Container shipping stands at the quality end of that infrastructure. At the turn of the millennium its 13.5 million boxes carried over ninety percent of the non-bulk trade of the world. The total value of all container cargoes exceeded seventy percent of all world trade. After annual growth figures that more often than not ran into double figures, the turnover of all ports in the world has surpassed 200,000,000 containers per year. Although it cannot possibly match oil and bulk shipping in volume and tonne-miles, container shipping is the preeminent sector of the world's deep-sea merchant fleet. And through its spectacular growth and span, its still rising productivity and declining freight rates, and continuous improvements to the efficiency and quality of its maritime and door-to-door services, it has had a powerful stimulating effect on world trade - an aspect that, as the industry itself, is often overlooked.

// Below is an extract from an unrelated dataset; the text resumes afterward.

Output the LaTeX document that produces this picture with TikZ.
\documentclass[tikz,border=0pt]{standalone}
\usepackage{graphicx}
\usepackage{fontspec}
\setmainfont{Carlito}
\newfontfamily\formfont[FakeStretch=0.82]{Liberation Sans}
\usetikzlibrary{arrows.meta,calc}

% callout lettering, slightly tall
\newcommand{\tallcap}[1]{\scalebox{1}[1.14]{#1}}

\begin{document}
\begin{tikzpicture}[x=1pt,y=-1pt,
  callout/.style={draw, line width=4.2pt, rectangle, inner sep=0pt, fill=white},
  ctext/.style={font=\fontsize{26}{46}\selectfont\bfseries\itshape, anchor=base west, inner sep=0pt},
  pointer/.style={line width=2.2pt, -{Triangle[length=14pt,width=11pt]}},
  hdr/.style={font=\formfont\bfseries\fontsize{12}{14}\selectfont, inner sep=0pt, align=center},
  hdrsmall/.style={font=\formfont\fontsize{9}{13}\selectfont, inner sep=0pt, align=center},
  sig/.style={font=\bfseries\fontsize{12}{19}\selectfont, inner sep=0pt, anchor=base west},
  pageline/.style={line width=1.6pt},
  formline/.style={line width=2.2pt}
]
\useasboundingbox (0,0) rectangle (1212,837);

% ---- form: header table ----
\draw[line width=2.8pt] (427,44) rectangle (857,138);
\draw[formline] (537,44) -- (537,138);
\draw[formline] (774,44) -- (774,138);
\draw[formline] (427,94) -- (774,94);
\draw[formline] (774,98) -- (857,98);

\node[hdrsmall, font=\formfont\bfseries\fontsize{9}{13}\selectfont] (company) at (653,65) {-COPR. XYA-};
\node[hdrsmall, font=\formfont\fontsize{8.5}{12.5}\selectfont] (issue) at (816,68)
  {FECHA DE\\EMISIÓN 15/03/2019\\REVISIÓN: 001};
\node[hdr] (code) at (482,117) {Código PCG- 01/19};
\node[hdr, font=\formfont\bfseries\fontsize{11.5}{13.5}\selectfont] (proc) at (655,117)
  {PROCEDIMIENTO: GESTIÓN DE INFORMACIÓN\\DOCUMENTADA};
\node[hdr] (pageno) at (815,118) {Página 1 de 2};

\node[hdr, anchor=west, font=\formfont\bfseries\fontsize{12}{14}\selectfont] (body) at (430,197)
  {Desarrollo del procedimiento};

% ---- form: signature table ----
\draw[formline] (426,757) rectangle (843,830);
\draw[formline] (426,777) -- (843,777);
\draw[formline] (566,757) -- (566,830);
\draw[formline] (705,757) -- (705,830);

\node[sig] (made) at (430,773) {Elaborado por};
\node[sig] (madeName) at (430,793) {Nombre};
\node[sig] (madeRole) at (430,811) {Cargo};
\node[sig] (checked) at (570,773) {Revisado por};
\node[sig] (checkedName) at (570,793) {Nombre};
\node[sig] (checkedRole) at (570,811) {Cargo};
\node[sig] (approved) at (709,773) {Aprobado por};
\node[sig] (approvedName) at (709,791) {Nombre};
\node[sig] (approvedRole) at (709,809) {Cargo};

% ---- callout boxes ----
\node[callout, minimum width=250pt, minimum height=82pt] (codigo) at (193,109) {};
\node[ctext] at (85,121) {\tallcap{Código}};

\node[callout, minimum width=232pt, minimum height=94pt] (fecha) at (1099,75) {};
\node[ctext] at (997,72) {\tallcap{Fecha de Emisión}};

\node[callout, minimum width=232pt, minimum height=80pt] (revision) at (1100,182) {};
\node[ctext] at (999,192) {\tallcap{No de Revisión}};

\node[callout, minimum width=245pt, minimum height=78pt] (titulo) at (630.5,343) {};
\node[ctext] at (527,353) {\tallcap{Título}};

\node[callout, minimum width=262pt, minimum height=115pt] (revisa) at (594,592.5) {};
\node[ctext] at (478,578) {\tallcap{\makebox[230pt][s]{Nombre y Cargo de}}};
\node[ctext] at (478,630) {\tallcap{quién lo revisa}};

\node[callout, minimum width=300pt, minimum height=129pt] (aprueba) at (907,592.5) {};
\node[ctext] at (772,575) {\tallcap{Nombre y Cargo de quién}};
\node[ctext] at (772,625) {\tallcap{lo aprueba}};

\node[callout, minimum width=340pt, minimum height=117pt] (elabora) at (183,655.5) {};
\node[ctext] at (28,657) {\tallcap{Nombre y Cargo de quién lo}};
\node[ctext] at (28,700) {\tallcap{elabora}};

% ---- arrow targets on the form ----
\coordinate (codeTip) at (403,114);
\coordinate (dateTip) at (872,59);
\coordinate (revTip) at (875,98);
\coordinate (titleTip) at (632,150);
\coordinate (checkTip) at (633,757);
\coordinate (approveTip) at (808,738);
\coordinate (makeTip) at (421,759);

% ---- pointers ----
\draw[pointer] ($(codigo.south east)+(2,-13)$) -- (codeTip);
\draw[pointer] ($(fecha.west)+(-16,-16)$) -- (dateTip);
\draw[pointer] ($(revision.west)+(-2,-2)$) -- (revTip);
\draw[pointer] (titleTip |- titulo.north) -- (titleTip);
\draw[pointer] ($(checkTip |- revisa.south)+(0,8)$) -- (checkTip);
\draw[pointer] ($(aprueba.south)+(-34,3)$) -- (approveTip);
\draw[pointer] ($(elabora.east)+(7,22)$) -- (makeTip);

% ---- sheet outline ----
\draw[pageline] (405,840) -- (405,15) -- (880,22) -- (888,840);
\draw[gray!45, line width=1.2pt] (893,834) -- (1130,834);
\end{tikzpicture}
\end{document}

The only “global” business history to give container shipping its full due was Fiona Gilmore's Brand Warriors, in which C.C. Tung, chairman, president and CEO of Orient Overseas Container Lines (OOCL) of Hong Kong took his place alongside fourteen leaders of other global companies. Apart from giving revealing insights into the philosophy of his management of OOCL and the corporate strategy of the company, Tung also asserted that
global container transportation provid[es] the vital link to world trade…Without the container the global village would still be a concept, not a reality, because manufacturing would still be a local process. Car companies, for instance, would still have to insist that their components suppliers were located within 150 miles of their factory, as they once did.
The reasons for this neglect are complex, but several features stand out. Shipping and ports, as indeed all seaborne activity, are rarely included in broader economic, trade or business studies.